DEC to host public availability session Saturday, March 30, at Wheatfield Community Center
Study underway to evaluate long-term management plan of landfill waste
New York State Department of Environmental Conservation Commissioner Basil Seggos on Tuesday announced DEC has completed its report detailing the comprehensive investigation of the Niagara Sanitation Landfill in the Town of Wheatfield. The report includes the results of DEC’s expanded sampling of surface soil, subsurface soil, sediment, surface water, and groundwater at the site, which confirms landfill contaminants do not present an off-site exposure concern to neighboring properties.
Seggos said, “DEC works closely with communities across the State to investigate contamination and take all necessary actions to protect public health and the environment. The report on our comprehensive investigation of the Niagara Sanitation Landfill finds no off-site exposure to landfill contaminants. Gov. Cuomo directed DEC to aggressively investigate this site to ensure the public is protected and provide this community with peace of mind that there is no off-site contamination."
DEC has completed a remedial investigation report that summarizes the investigation findings, and will hold a public availability session to address questions from residents regarding the comprehensive results from 11:30 a.m. to 3:30 p.m. Saturday, March 30, at the Wheatfield Community Center, 2790 Church Road. This meeting is wheelchair accessible. For special accommodations or more information, contact DEC’s regional office at 716-851-7201.
DEC’s additional investigation of this site included:
•Collecting 39 on-site surface soil samples across the landfill property, and 26 off-site surface soil samples from properties adjacent to the landfill, including 22 residential properties. Off-site sample results indicate there are no off-site impacts in surface soils.

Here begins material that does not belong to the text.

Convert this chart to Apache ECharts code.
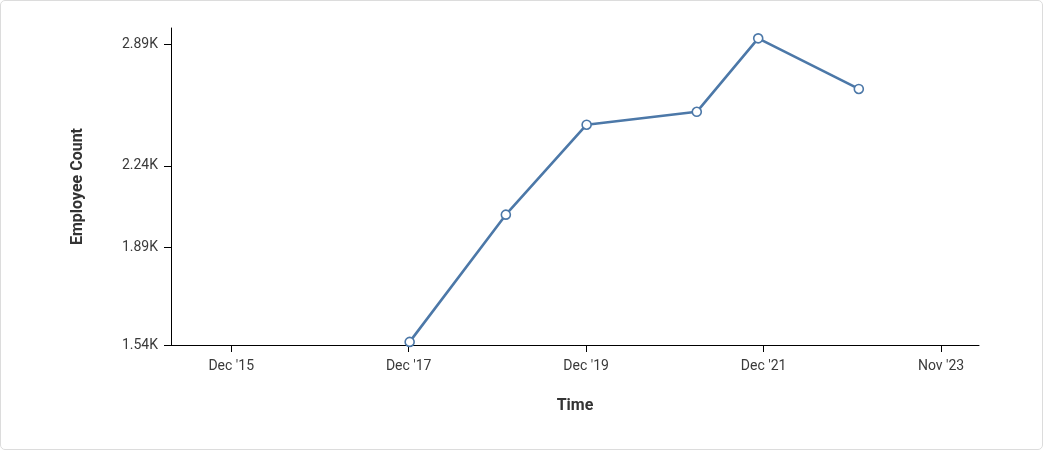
<!DOCTYPE html>
<html>
<head>
<meta charset="utf-8">
<script src="https://cdn.jsdelivr.net/npm/echarts@6/dist/echarts.min.js"></script>
<style>
  html, body { margin: 0; padding: 0; background: #fff; }
  #card {
    width: 1043px; height: 450px; box-sizing: border-box;
    border: 1px solid #dcdcdc; border-radius: 5px; background: #fff;
  }
  #chart { width: 1041px; height: 448px; }
</style>
</head>
<body>
<div id="card"><div id="chart"></div></div>
<script>
  // data
  var dates = ['2017-12-18', '2019-01-15', '2019-12-11', '2021-03-05', '2021-11-11', '2022-12-27'];
  var counts = [1550, 2023, 2442, 2509, 2926, 2632];
  var xTicks = ['2015-12-20', '2017-12-14', '2019-12-09', '2021-12-03', '2023-11-28'];
  var yTicks = [1540, 1890, 2240, 2890];

  var months = ['Jan','Feb','Mar','Apr','May','Jun','Jul','Aug','Sep','Oct','Nov','Dec'];
  var font = 'Roboto, "Noto Sans", sans-serif';
  function ts(s) { return Date.parse(s + 'T00:00:00Z'); }

  var chart = echarts.init(document.getElementById('chart'));
  var option = {
    animation: false,
    grid: { left: 170, right: 63, top: 27, bottom: 104 },
    xAxis: {
      type: 'value',
      min: ts('2015-04-18'),
      max: ts('2024-05-01'),
      name: 'Time',
      nameLocation: 'middle',
      nameGap: 53,
      nameTextStyle: { fontFamily: font, fontSize: 16, fontWeight: 'bold', color: '#333' },
      axisLine: { lineStyle: { color: '#000', width: 1 } },
      axisTick: { show: true, length: 7, lineStyle: { color: '#000' }, customValues: xTicks.map(ts) },
      splitLine: { show: false },
      axisLabel: {
        customValues: xTicks.map(ts),
        margin: 14,
        fontFamily: font, fontSize: 14, color: '#3a3a3a',
        formatter: function (v) {
          var d = new Date(v);
          return months[d.getUTCMonth()] + " '" + String(d.getUTCFullYear()).slice(2);
        }
      }
    },
    yAxis: {
      type: 'log',
      min: 1540,
      max: 2990,
      name: 'Employee Count',
      nameLocation: 'middle',
      nameGap: 85,
      nameTextStyle: { fontFamily: font, fontSize: 16, fontWeight: 'bold', color: '#333' },
      axisLine: { show: true, lineStyle: { color: '#000', width: 1 } },
      axisTick: { show: true, length: 7, lineStyle: { color: '#000' }, customValues: yTicks },
      splitLine: { show: false },
      axisLabel: {
        customValues: yTicks,
        margin: 13,
        fontFamily: font, fontSize: 14, color: '#3a3a3a',
        formatter: function (v) { return (v / 1000).toFixed(2) + 'K'; }
      }
    },
    series: [{
      type: 'line',
      data: dates.map(function (d, i) { return [ts(d), counts[i]]; }),
      symbol: 'circle',
      symbolSize: 9,
      showAllSymbol: true,
      lineStyle: { color: '#4c78a8', width: 2.6 },
      itemStyle: { color: '#fff', borderColor: '#4c78a8', borderWidth: 1.6 }
    }]
  };
  chart.setOption(option);
</script>
</body>
</html>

On-site surface soil sampling results indicate much of the landfill surface has not been, or is minimally, impacted by landfill contaminants. Certain small and isolated areas of the landfill where results exceeded soil cleanup objectives were identified and will be addressed as part of the next step in the cleanup process, where various remedial alternatives will be identified and evaluated.
•Digging 18 test trenches and installing 13 machine-driven and 52 hand-driven borings around the perimeter of the landfill to confirm the boundary of the waste disposal area. These trenches/borings verified that waste disposal areas do not extend beyond the landfill property boundaries, except for an area of municipal waste placed along the gas line right-of-way to the west of the landfill property.

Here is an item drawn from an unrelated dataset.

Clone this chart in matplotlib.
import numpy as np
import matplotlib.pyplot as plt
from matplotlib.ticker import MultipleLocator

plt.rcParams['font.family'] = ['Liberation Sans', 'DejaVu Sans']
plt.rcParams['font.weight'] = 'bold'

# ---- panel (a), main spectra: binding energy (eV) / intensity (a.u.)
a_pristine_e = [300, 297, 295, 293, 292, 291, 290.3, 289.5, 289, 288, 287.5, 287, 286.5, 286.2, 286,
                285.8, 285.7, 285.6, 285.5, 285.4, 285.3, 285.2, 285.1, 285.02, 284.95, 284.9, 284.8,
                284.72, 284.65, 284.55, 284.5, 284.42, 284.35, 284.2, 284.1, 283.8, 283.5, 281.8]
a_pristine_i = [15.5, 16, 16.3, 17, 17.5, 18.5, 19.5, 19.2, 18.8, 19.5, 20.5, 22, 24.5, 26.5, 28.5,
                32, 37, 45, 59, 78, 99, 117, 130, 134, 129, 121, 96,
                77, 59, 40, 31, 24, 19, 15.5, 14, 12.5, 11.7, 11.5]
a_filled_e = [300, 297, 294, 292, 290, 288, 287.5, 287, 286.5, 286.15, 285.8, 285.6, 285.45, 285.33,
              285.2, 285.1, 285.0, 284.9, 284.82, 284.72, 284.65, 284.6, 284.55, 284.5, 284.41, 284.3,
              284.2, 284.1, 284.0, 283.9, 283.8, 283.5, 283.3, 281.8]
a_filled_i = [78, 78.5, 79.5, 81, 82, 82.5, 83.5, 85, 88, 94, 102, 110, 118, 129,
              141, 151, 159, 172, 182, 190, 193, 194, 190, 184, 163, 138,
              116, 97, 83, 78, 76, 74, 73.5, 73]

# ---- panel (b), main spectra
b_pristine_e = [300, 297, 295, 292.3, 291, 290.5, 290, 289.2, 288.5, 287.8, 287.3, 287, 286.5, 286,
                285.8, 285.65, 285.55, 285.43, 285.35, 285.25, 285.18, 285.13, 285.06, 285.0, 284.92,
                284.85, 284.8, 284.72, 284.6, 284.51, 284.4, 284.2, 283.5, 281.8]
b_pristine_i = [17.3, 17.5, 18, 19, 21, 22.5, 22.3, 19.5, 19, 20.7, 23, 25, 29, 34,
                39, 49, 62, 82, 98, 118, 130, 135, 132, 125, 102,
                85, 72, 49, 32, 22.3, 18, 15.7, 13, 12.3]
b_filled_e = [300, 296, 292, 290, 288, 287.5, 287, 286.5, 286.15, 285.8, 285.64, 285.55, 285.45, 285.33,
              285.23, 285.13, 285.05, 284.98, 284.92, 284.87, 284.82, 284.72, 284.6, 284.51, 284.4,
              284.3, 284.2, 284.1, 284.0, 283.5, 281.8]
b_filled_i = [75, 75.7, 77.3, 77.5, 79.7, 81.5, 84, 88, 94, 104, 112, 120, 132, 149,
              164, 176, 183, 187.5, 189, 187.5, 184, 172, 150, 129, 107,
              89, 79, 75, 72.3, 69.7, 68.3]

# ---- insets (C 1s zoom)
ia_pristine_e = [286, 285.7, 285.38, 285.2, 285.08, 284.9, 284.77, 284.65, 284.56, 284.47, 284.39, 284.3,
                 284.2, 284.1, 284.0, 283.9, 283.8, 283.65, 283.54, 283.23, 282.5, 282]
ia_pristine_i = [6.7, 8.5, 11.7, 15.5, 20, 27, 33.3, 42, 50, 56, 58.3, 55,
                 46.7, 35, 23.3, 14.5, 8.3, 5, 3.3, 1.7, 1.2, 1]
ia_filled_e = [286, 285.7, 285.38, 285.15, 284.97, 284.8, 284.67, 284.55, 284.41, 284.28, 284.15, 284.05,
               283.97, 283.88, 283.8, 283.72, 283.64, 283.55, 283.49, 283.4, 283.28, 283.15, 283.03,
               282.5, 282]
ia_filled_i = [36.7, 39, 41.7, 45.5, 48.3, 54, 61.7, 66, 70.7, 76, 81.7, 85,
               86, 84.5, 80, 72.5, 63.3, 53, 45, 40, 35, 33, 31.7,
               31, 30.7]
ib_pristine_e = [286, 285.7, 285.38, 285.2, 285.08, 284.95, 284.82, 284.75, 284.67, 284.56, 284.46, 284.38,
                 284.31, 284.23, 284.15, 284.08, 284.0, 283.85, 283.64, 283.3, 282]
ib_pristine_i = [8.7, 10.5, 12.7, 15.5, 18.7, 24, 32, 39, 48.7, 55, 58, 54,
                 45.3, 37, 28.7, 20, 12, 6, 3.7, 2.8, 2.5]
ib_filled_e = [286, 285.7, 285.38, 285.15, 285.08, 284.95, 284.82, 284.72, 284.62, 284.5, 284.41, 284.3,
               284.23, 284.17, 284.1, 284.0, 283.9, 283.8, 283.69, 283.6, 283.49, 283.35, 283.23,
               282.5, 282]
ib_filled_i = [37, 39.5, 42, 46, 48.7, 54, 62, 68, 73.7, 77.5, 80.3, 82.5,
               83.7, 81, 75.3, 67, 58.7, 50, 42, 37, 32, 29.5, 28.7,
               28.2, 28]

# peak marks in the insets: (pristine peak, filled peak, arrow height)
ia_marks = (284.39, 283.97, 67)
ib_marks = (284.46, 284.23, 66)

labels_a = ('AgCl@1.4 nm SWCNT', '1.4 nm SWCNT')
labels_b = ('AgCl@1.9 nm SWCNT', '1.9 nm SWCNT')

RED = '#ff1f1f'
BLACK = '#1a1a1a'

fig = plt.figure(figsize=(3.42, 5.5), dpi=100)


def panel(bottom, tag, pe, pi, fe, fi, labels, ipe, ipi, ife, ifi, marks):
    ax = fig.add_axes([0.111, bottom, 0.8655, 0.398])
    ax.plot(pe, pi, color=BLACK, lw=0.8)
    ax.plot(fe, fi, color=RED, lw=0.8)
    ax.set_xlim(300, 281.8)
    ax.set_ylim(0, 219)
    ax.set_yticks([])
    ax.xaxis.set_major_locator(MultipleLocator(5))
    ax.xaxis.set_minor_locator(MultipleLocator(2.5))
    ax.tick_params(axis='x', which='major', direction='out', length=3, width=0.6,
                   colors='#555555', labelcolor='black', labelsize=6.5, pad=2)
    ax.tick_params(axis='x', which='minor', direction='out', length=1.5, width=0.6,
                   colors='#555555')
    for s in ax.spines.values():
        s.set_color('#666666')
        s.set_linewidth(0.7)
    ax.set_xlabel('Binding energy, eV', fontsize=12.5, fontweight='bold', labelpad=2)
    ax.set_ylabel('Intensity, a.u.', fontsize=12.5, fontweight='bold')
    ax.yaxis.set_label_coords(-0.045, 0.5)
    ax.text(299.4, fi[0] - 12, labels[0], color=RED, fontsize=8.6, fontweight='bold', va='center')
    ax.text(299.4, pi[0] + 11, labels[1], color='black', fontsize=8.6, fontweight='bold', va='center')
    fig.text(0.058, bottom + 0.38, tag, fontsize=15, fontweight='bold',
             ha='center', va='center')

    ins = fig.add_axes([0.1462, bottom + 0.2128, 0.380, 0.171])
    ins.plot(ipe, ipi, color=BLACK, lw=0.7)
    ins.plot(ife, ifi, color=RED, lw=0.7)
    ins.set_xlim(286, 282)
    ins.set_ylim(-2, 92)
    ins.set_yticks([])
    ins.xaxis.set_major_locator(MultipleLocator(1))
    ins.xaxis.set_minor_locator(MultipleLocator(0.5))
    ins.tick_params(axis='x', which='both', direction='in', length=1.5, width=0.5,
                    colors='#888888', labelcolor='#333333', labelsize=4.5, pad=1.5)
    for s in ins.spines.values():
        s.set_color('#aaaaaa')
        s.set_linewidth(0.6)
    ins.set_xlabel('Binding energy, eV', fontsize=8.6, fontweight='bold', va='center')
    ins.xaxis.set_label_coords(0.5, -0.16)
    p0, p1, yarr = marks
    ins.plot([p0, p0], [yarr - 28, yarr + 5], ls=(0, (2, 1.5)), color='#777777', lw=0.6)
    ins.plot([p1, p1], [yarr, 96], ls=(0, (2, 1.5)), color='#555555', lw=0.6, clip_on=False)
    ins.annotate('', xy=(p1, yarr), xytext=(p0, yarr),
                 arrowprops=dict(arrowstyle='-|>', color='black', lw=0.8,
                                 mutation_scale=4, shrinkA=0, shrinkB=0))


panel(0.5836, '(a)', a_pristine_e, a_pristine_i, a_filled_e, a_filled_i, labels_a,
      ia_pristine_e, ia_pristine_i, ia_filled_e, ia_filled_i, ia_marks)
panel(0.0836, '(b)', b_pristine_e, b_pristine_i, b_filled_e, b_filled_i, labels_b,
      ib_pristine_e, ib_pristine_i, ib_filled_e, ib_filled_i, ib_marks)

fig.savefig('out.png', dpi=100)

•Collecting 63 groundwater samples from 43 monitoring wells installed in and around waste materials buried in the landfill. Groundwater samples collected from the perimeter of the landfill property demonstrate groundwater is minimally impacted by low-level contaminants typical in urban areas. These low levels are not a public health concern, because there is no exposure pathway. Community residents are served by a public water supply and do not use water drawn from private wells.
•Collecting 11 surface water and 10 sediment samples from low-lying areas on and immediately adjacent to the landfill. Sampling confirmed surface water and sediment are not significantly impacted by landfill contaminants.
•Collecting 58 samples of subsurface soil and waste on the landfill property. Various metals and poly cyclic aromatic hydrocarbons (PAHs) were detected at concentrations typical of former municipal and industrial dump sites.
DEC is currently evaluating alternatives for long-term management of waste within the landfill.
The Niagara Sanitation Landfill, which operated from 1955-68, accepted various wastes from the surrounding community, including nearby industries. In 1968, the New York State Department of Transportation used a portion of the landfill to dispose of contaminated soils generated during construction of the LaSalle Expressway. These soils were later determined to be contaminated by Love Canal waste.
DEC and the State Department of Health performed several investigations of the site in the 1980s and 1990s, which determined the site did not pose a significant threat to public health and the environment. DEC initiated a reevaluation of the landfill in 2013, and discovered that on-site areas of exposed waste and elevated surficial contaminant concentrations were present, necessitating a reclassification to a Class 2 Superfund site in December 2015. The reclassification requires a full comprehensive remedial investigation be performed at the site. Occidental (formerly Hooker Chemical) entered into a consent order with DEC and voluntarily removed the Love Canal-related waste in 2014 and 2015 for disposal at an approved, out-of-state facility. The Town of Wheatfield completed construction of a perimeter fence around the landfill to limit unauthorized access and potential exposure to surface soils.
DEC and DOH continue to monitor the landfill to ensure public health and the environment are protected.